With our partner ZF, we are redefining the occupant safety experience.

For Autonomous, with our partner ZF, we are redefining the occupant safety experience to provide the most advanced integrated safety system that not only reacts to a crash, but predicts a crash and properly positions the occupant in the safest possible way.

For Shared, we are redefining the ability for a seating system to be comfortable, clean and connected, including personalised climate and sound "bubbles" that enable a personal experience even if you're not the only one in the vehicle.

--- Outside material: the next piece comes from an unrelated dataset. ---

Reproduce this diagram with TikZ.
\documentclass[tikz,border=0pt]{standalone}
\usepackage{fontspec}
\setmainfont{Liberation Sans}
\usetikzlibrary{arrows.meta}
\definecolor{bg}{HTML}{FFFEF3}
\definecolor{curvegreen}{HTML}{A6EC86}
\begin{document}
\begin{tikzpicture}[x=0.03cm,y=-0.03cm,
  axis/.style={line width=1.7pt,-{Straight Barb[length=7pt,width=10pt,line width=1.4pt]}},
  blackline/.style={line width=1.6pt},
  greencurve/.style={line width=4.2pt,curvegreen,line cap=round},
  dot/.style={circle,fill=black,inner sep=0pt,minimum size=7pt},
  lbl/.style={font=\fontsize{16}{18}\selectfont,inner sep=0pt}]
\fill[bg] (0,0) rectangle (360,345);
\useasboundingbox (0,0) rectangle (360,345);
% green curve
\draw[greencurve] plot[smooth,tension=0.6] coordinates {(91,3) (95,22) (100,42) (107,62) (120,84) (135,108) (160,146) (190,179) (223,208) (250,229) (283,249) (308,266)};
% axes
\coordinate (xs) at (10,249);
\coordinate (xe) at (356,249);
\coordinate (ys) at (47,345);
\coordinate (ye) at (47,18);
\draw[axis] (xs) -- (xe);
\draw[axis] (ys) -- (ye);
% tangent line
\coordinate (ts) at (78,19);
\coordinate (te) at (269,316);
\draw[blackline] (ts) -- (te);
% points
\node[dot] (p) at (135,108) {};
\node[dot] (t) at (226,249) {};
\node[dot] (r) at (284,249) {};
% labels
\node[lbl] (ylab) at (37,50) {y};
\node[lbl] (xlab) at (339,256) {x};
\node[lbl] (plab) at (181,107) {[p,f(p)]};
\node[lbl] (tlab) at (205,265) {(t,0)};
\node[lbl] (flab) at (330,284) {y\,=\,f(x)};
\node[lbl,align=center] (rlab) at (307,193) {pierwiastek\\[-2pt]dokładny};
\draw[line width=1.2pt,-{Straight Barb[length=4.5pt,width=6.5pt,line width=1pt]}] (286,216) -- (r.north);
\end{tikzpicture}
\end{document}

For Electrified, we continue to lead the industry in both low mass and packaging solutions to support the challenges of range and packaging brought on by electric vehicles.
Can we expect to see more fibre-reinforced composite seat back frames that provide a low mass design and improved packaging efficiency?
We continue to believe that fibre-reinforced composite seat backs will be used for specific applications, but not widely applied to global platform frames.  The reasons for this are two-fold.  First, the economies of scale driven by high capacity stamping tools cannot be ignored.  The second is that the steel industry continues to innovate and provide stronger material that can be converted into ever-thinner parts, thereby offsetting the mass advantages of a composite design.  That being said, we will certainly look to leverage Faurecia's expertise in composites (our Faurecia Clean Mobility business has a composite division) on applications where it makes sense.  One example of this is our Advanced Versatile Structure (AVS), which is our next-generation all-belts-to-seat (ABTS) frame that we are co-developing with ZF.  In this structure, we used a mixed material model, where we applied the right materials in the right place to maximise the performance and minimise weight.  This included using a mixture of aluminium and steel in the cushion structure while employing both steel and composite in the backrest.
Although weight reduction is crucial if the auto industry is to meet the CAFÉ standards, is there a negative perception of thin seats amongst consumers? 
We actually think it's quite the opposite.  We believe that thinner seats, when comfortable, contribute to a more positive and premium feeling among consumers and specifically enhances the feeling of roominess in the overall vehicle interior.